Drax plans to convert two of its four biomass units to bioenergy with carbon capture and storage (BECCS) from 2030, with the intention of generating ‘carbon removals’ as well as electricity, to contribute to the UK’s Net Zero target.
This new report is an update of SIG’s 2021 peer-reviewed analysis of a UK biomass power station, where wood pellets are sourced from three Drax-owned mills in the southern US. This update models the impact of installing carbon capture and storage (CCS) technology at the power station.
Bioenergy with carbon capture and storage (BECCS) from forest biomass is a prominent carbon removal technology in UK climate pathways, assumed to produce negative emissions by capturing and storing CO2 released when wood is combusted.
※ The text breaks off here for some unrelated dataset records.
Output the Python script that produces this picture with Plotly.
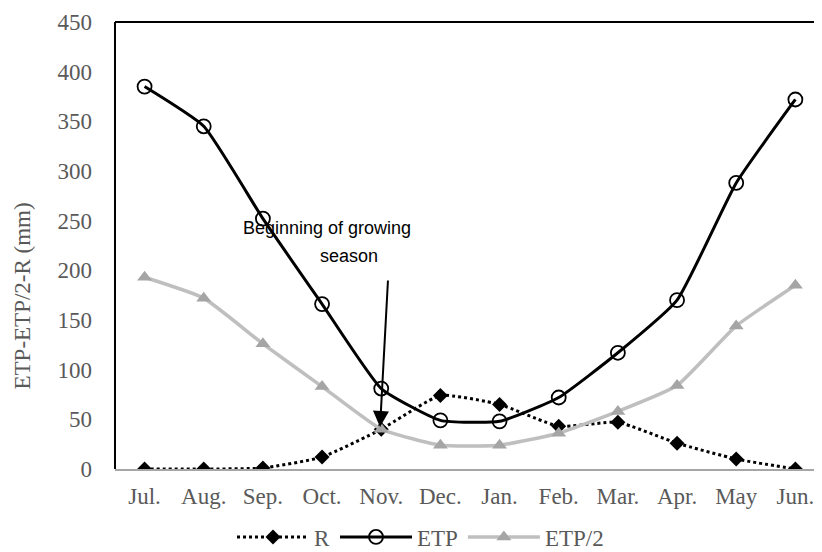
import plotly.graph_objects as go

months = ["Jul.", "Aug.", "Sep.", "Oct.", "Nov.", "Dec.", "Jan.", "Feb.", "Mar.", "Apr.", "May", "Jun."]
R = [0, 0, 1, 12, 40, 74, 65, 43, 47, 26, 10, 0]
ETP = [385, 345, 252, 166, 81, 49, 48, 72, 117, 170, 288, 372]
ETP_half = [193, 172, 126, 83, 40, 24, 24, 36, 58, 84, 144, 185]
y_ticks = [0, 50, 100, 150, 200, 250, 300, 350, 400, 450]

serif = "Liberation Serif, Times New Roman, serif"
tick_gray = "#595959"
FS = 23

x_idx = list(range(len(months)))
SM = 0.45

# page body has an 8px margin, so the figure is sized to fit inside the window
W, H = 814, 544
OFF = 8
L = 115 - OFF
PW = W - L

fig = go.Figure()
fig.add_trace(go.Scatter(
    x=x_idx, y=R, name="R", mode="lines+markers",
    line=dict(color="black", width=3, dash="dot", shape="spline", smoothing=SM),
    marker=dict(symbol="diamond", size=11.5, color="black"),
))
fig.add_trace(go.Scatter(
    x=x_idx, y=ETP, name="ETP", mode="lines+markers",
    line=dict(color="black", width=3, shape="spline", smoothing=SM),
    marker=dict(symbol="circle-open", size=14, color="black", line=dict(width=1.8, color="black")),
))
fig.add_trace(go.Scatter(
    x=x_idx, y=ETP_half, name="ETP/2", mode="lines+markers",
    line=dict(color="#bfbfbf", width=3.5, shape="spline", smoothing=SM),
    marker=dict(symbol="triangle-up", size=13, color="#a5a5a5"),
))

fig.update_layout(
    width=W, height=H,
    margin=dict(l=L, r=0, t=22 - OFF, b=H - (469 - OFF), autoexpand=False),
    plot_bgcolor="white", paper_bgcolor="white",
    font=dict(family=serif, size=FS, color=tick_gray),
    showlegend=True,
    legend=dict(
        orientation="h", xref="container", yref="container",
        x=(232 - OFF) / W, xanchor="left", y=1 - (537 - OFF) / H, yanchor="middle",
        font=dict(family=serif, size=FS, color=tick_gray),
        itemwidth=72, bgcolor="rgba(0,0,0,0)",
    ),
    xaxis=dict(
        range=[-0.5, 11.45], tickmode="array", tickvals=x_idx, ticktext=months,
        showgrid=False, zeroline=False, showline=True, linecolor="#a6a6a6", linewidth=1.5,
        ticks="", ticklabelstandoff=6, automargin=False,
        tickfont=dict(family=serif, size=FS, color=tick_gray),
    ),
    yaxis=dict(
        range=[0, 450], tickmode="array", tickvals=y_ticks,
        showgrid=False, zeroline=False, showline=False,
        ticks="", ticklabelstandoff=22, automargin=False,
        tickfont=dict(family=serif, size=FS, color=tick_gray),
    ),
)

# plot area border (left and top)
fig.add_shape(type="line", xref="paper", yref="paper", x0=0, x1=0, y0=0, y1=1,
              line=dict(color="black", width=2))
fig.add_shape(type="line", xref="paper", yref="paper", x0=0, x1=1, y0=1, y1=1,
              line=dict(color="black", width=2))

# y-axis title
fig.add_annotation(
    text="ETP-ETP/2-R (mm)", xref="paper", yref="paper",
    x=-L / PW, y=0.387, showarrow=False, textangle=-90,
    font=dict(family=serif, size=FS, color=tick_gray),
    xanchor="left", yanchor="middle",
)

ann_font = dict(family="Liberation Sans, Arial, sans-serif", size=18, color="black")
fig.add_annotation(text="Beginning of growing", x=3.083, y=242.7, showarrow=False,
                   font=ann_font, xanchor="center", yanchor="middle")
fig.add_annotation(text="season", x=3.455, y=214.5, showarrow=False,
                   font=ann_font, xanchor="center", yanchor="middle")
fig.add_annotation(
    text="", x=3.98, y=42.3, ax=4.115, ay=191.3, axref="x", ayref="y",
    showarrow=True, arrowhead=2, arrowsize=1.6, arrowwidth=2, arrowcolor="black",
    standoff=0,
)

fig.write_html("out.html")
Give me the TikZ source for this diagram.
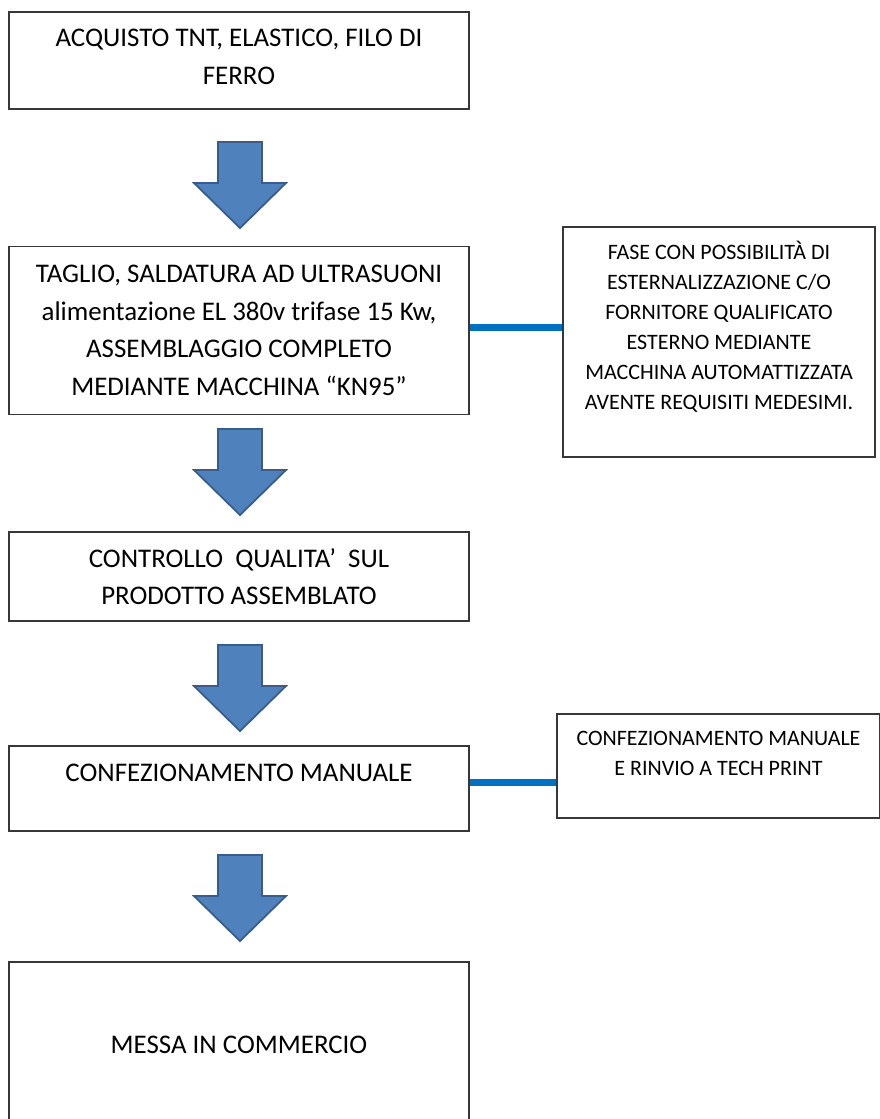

The analysis assesses the whole system carbon impact if CCS technology became fully operational on all four units at the Drax power station after 2030, with a 90% carbon capture rate. The analysis uses our data from US forests (including the USDA Forest Service Forest Vegetation Simulator and interviews with forest managers in Drax pellet catchments).
Results indicate that the proposed UK BECCS system would lead to more CO2e in the atmosphere than the counterfactual scenario without the BECCS system, until approximately 2053. We find that the impact of the CCS technology, presumed to sequester CO2, is outweighed by the deleterious impact of wood pellet sourcing on forest carbon stocks and flows.
Updates to policy and accounting regimes to
reflect this a full and accurate cLCA could therefore substantially undermine
the case for investment in BECCS for UK Net Zero.